Each of these canonical products in a stack that serve to aggregate even one facet of one layer of a company’s virtual platform are effectively “aggregator” services — with dynamics that are very similar to aggregation theory in the Internet at large.

These in-stack aggregators:

  1. Own a relationship with users — such as being their UI for communications and collaboration (e.g., Slack) or the reference “source of truth” for a set of data (e.g., Snowflake).
  2. Incur zero marginal costs for serving users. For example, no matter how many channels and conversations you’re having over Slack, the marginal cost to the company (and to Slack) is essentially zero. Companies often pay per-seat license fees or volume of storage fees, but increased usage by those paid seats over their paid storage is effectively free.
  3. Benefit from demand-driven network effects. Once you have onboarding, training, and enablement resources in place, adding more users decreases their marginal cost. (Even per-seat licenses are often discounted as your number of users scales.) On the supply-side, often apps integrate to the aggregator service — e.g., all the apps that integrate to Slack or Snowflake — at no cost to either the aggregator or the company using that service. At the same time, the more users and the more integrations you have through the aggregator service, the more value you unlock.
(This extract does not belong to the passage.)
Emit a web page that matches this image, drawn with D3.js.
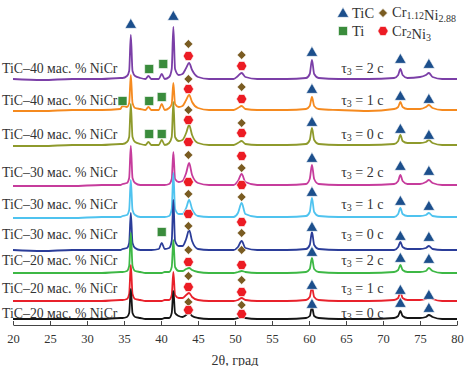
<!DOCTYPE html>
<html>
<head>
<meta charset="utf-8">
<script src="https://cdn.jsdelivr.net/npm/d3@7"></script>
<style>
body { margin: 0; background: #fff; }
svg text { font-family: "Liberation Serif", "DejaVu Serif", serif; fill: #333; }
</style>
</head>
<body>
<script>
// 2theta grid shared by every pattern (deg)
var angles = [20, 24, 28, 32, 34.5, 34.8, 35.4, 35.7, 35.92, 36.15, 36.5,
	37.2, 37.9, 38.3, 38.7, 39.7, 40.1, 40.5, 41.1, 41.45, 41.67, 41.9, 42.4,
	42.9, 43.4, 43.8, 44.2, 45.0, 46.5, 49.8, 50.4, 50.9, 51.4, 53.0, 57.0,
	59.6, 60.1, 60.4, 60.7, 61.3, 64, 68, 71.5, 72.05, 72.35, 72.65, 73.3,
	75.0, 75.8, 76.2, 76.7, 78, 80];

// intensities above each pattern's own baseline, top to bottom
var tic40_t2 = [1,0,1,1, 2,2,4,9,45,9,4, 2,1,4,1, 1,6,1, 3,11,53,11,5, 6,12,17,10,3, 1,1,4,7,3,1, 1,2,6,20,6,2, 1,1, 2,5,11,5,2, 3,5,7,3,1,1];
var tic40_t1 = [0,0,1,1, 2,5,4,8,36,8,3, 2,1,4,1, 1,7,1, 3,7,28,7,4, 5,11,16,9,3, 1,1,3,5,2,1, 1,2,5,14,5,2, 1,0, 2,4,9,4,2, 2,4,6,3,1,1];
var tic40_t0 = [0,0,1,1, 2,2,4,9,42,9,4, 2,1,4,1, 1,6,1, 3,9,44,9,5, 6,13,21,11,3, 1,1,3,5,2,1, 1,2,6,18,6,2, 1,1, 2,5,11,5,3, 3,4,6,3,1,1];
var tic30_t2 = [0,0,0,1, 1,2,3,8,40,8,3, 1,1,1,1, 1,1,1, 2,7,34,7,4, 5,13,23,11,3, 1,1,5,12,4,1, 1,2,7,21,7,2, 1,1, 2,5,11,5,2, 2,4,6,3,1,1];
var tic30_t1 = [0,0,0,1, 1,2,3,8,38,8,3, 1,1,1,1, 1,1,1, 2,9,45,9,4, 4,10,18,9,2, 1,1,5,15,4,1, 1,2,6,20,6,2, 1,1, 1,4,10,4,2, 2,3,5,2,1,1];
var tic30_t0 = [1,0,1,1, 1,2,3,8,38,8,3, 1,1,1,1, 2,8,2, 3,10,51,10,5, 5,12,21,10,2, 1,1,4,10,3,1, 1,2,6,19,6,2, 1,1, 1,4,9,4,2, 2,3,5,2,1,1];
var tic20_t2 = [0,0,0,0, 1,1,2,7,40,7,2, 1,0,0,0, 0,0,1, 1,6,33,6,2, 2,4,5,3,1, 0,0,1,2,1,0, 0,1,4,15,4,1, 0,0, 1,3,8,3,1, 1,2,5,2,0,0];
var tic20_t1 = [0,0,0,0, 1,1,2,7,36,7,2, 1,0,0,0, 0,0,1, 1,6,29,6,3, 3,6,8,4,1, 0,0,1,3,1,0, 0,1,4,14,4,1, 0,0, 1,3,9,3,1, 1,2,6,2,0,0];
var tic20_t0 = [0,0,0,0, 1,1,2,6,30,6,2, 1,0,0,0, 0,0,1, 1,6,28,6,3, 2,4,6,3,1, 0,0,1,2,1,0, 0,1,3,12,3,1, 0,0, 1,3,8,3,1, 1,2,4,2,0,0];

var offsets = [245, 214, 179, 139, 107, 74, 52, 24, 6];
var nicr = [40, 40, 40, 30, 30, 30, 20, 20, 20];
var tau = [2, 1, 0, 2, 1, 0, 2, 1, 0];

// phase marks: [phase, 2theta, level above baseline]
var mk40_t2 = [["TiC",35.92,55],["TiC",41.67,63],["Ti",38.4,11],["Ti",40.3,16],["Cr1",43.7,36],["Cr2",43.7,24],["Cr1",50.9,25],["Cr2",50.9,14],["TiC",60.4,27],["TiC",72.35,20],["TiC",76.2,15]];
var mk40_t1 = [["Ti",34.8,10],["Ti",38.4,10],["Ti",40.1,14],["Cr1",43.7,32],["Cr2",43.7,22],["Cr1",50.9,24],["Cr2",50.9,12],["TiC",60.4,21],["TiC",72.35,14],["TiC",76.2,11]];
var mk40_t0 = [["Ti",38.4,12],["Ti",40.1,12],["Cr1",43.7,36],["Cr2",43.7,26],["Cr1",50.9,23],["Cr2",50.9,13],["TiC",60.4,23],["TiC",72.35,16],["TiC",76.2,10]];
var mk30_t2 = [["Cr2",43.7,44],["Cr1",43.7,31],["Cr2",50.9,30],["Cr1",50.9,18],["TiC",60.4,27],["TiC",72.35,19],["TiC",76.2,14]];
var mk30_t1 = [["Cr2",43.7,36],["Cr1",43.7,24],["Cr2",50.9,33],["Cr1",50.9,21],["TiC",60.4,25],["TiC",72.35,16],["TiC",76.2,11]];
var mk30_t0 = [["Ti",40.1,19],["Cr2",43.7,37],["Cr1",43.7,25],["Cr2",50.9,29],["Cr1",50.9,18],["TiC",60.4,23],["TiC",72.35,14],["TiC",76.2,13]];
var mk20_t2 = [["Cr1",43.7,23],["Cr2",43.7,11],["Cr1",50.9,23],["Cr2",50.9,8],["TiC",60.4,20],["TiC",72.35,14],["TiC",76.2,13]];
var mk20_t1 = [["Cr1",43.7,25],["Cr2",43.7,14],["Cr1",50.9,21],["Cr2",50.9,9],["TiC",60.4,15],["TiC",72.35,10],["TiC",76.2,5]];
var mk20_t0 = [["Cr1",43.7,17],["Cr2",43.7,9],["Cr1",50.9,14],["Cr2",50.9,5],["TiC",60.4,14],["TiC",72.35,15],["TiC",76.2,10]];

var xTicks = [20, 25, 30, 35, 40, 45, 50, 55, 60, 65, 70, 75, 80];

var patterns = [tic40_t2, tic40_t1, tic40_t0, tic30_t2, tic30_t1, tic30_t0, tic20_t2, tic20_t1, tic20_t0];
var marks = [mk40_t2, mk40_t1, mk40_t0, mk30_t2, mk30_t1, mk30_t0, mk20_t2, mk20_t1, mk20_t0];

var colors = ["#7b3fa7", "#f58a1f", "#8e9a2c", "#c63c9c", "#4fc3ef", "#2b3d99", "#3db845", "#e8212b", "#151515"];
var labelDy = [12, 11, 12, 14, 14, 17, 13, 13, 6];

var width = 466, height = 366;
var svg = d3.select("body").append("svg")
	.attr("width", width).attr("height", height)
	.attr("font-family", "Liberation Serif, serif");

var x = d3.scaleLinear().domain([20, 80]).range([13, 457]);
var y = d3.scaleLinear().domain([0, 320]).range([325, 5]);

// axis
var axis = svg.append("g")
	.attr("transform", "translate(0," + y(0) + ")")
	.call(d3.axisBottom(x).tickValues(xTicks).tickSizeInner(-4).tickSizeOuter(0).tickPadding(9));
axis.attr("font-family", "Liberation Serif, serif");
axis.select(".domain").attr("stroke", "#444");
axis.selectAll(".tick line").attr("stroke", "#444");
axis.selectAll(".tick text")
	.style("font-size", "12.5px")
	.attr("fill", "#333");

svg.append("text")
	.attr("x", 235).attr("y", 360)
	.attr("text-anchor", "middle")
	.attr("dominant-baseline", "central")
	.style("font-size", "14px")
	.text("2θ, град");

// patterns, top one first so lower ones sit over it
patterns.forEach(function(vals, k) {
	var line = d3.line()
		.x(function(d, i) { return x(angles[i]); })
		.y(function(d) { return y(offsets[k] + d); })
		.curve(d3.curveMonotoneX);
	svg.append("path")
		.datum(vals)
		.attr("d", line)
		.attr("fill", "none")
		.attr("stroke", colors[k])
		.attr("stroke-width", 1.8)
		.attr("stroke-linejoin", "round");
});

// labels
patterns.forEach(function(vals, k) {
	var ly = y(offsets[k]) - labelDy[k];
	svg.append("text")
		.attr("x", 2).attr("y", ly)
		.attr("dominant-baseline", "central")
		.style("font-size", "13.8px")
		.text("TiC\u2013" + nicr[k] + " мас. % NiCr");
	var t = svg.append("text")
		.attr("x", x(67.2)).attr("y", ly)
		.attr("text-anchor", "middle")
		.attr("dominant-baseline", "central")
		.style("font-size", "14px");
	t.append("tspan").text("τ");
	t.append("tspan").attr("dy", 3).style("font-size", "10px").text("3");
	t.append("tspan").attr("dy", -3).text(" = " + tau[k] + " c");
});

var hexPath = d3.line()(d3.range(6).map(function(j) {
	return [5.2 * Math.cos(j * Math.PI / 3), 5.2 * Math.sin(j * Math.PI / 3)];
})) + "Z";

var markStyle = {
	TiC: { d: d3.symbol(d3.symbolTriangle, 58)(), fill: "#1c4f8c", rot: 0 },
	Ti: { d: d3.symbol(d3.symbolSquare, 81)(), fill: "#3a8c3c", rot: 0 },
	Cr1: { d: d3.symbol(d3.symbolSquare, 40)(), fill: "#7a5c22", rot: 45 },
	Cr2: { d: hexPath, fill: "#ec1c24", rot: 0 }
};

function putMark(type, cx, cy) {
	var s = markStyle[type];
	svg.append("path")
		.attr("d", s.d)
		.attr("transform", "translate(" + cx + "," + cy + ") rotate(" + s.rot + ")")
		.attr("fill", s.fill)
		.attr("stroke", "#fff")
		.attr("stroke-width", 0.6);
}

marks.forEach(function(list, k) {
	list.forEach(function(m) {
		putMark(m[0], x(m[1]), y(offsets[k] + m[2]));
	});
});

// legend
function legendText(px, py, parts) {
	var t = svg.append("text")
		.attr("x", px).attr("y", py)
		.attr("dominant-baseline", "central")
		.style("font-size", "14.5px");
	parts.forEach(function(p) {
		if (p.sub) {
			t.append("tspan").attr("dy", 3).style("font-size", "10px").text(p.s);
			t.append("tspan").attr("dy", -3).text("");
		} else {
			t.append("tspan").text(p.s);
		}
	});
}

putMark("TiC", 343, 14);
legendText(352, 13, [{ s: "TiC" }]);
putMark("Cr1", 383, 13);
legendText(392, 12, [{ s: "Cr" }, { s: "1.12", sub: true }, { s: "Ni" }, { s: "2.88", sub: true }]);
putMark("Ti", 343, 31);
legendText(352, 31, [{ s: "Ti" }]);
putMark("Cr2", 383, 31);
legendText(392, 31, [{ s: "Cr" }, { s: "2", sub: true }, { s: "Ni" }, { s: "3", sub: true }]);
</script>
</body>
</html>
As with Internet-scale aggregation theory, there are subtleties with these costs and network effects that cause some aggregators to be stronger than others. But in broad strokes, it seems like most products gaining ground as a canonical service in a company’s heterogeneous tech stack are likely benefiting from aggregation theory.

Now, that’s looking at it from the perspective of aggregation within a company’s stack.

It’s also likely that many products — but not all — that are aggregators within individual stacks are also aggregators within the larger market for their capability. It really depends on if they’re able to achieve network effects across customers.

Continuing with our example of Slack, because so many different apps integrate with Slack, Slack becomes more attractive to companies to adopt. In turn, that larger user base attracts even more apps to integrate, and so on. The marginal cost for Slack to have an app build an integration to them — and then deliver that value to customers — is zero.

Of course, this makes them a more dominant aggregator inside an individual stack too.

And it’s a pretty direct illustration of why integration = aggregation.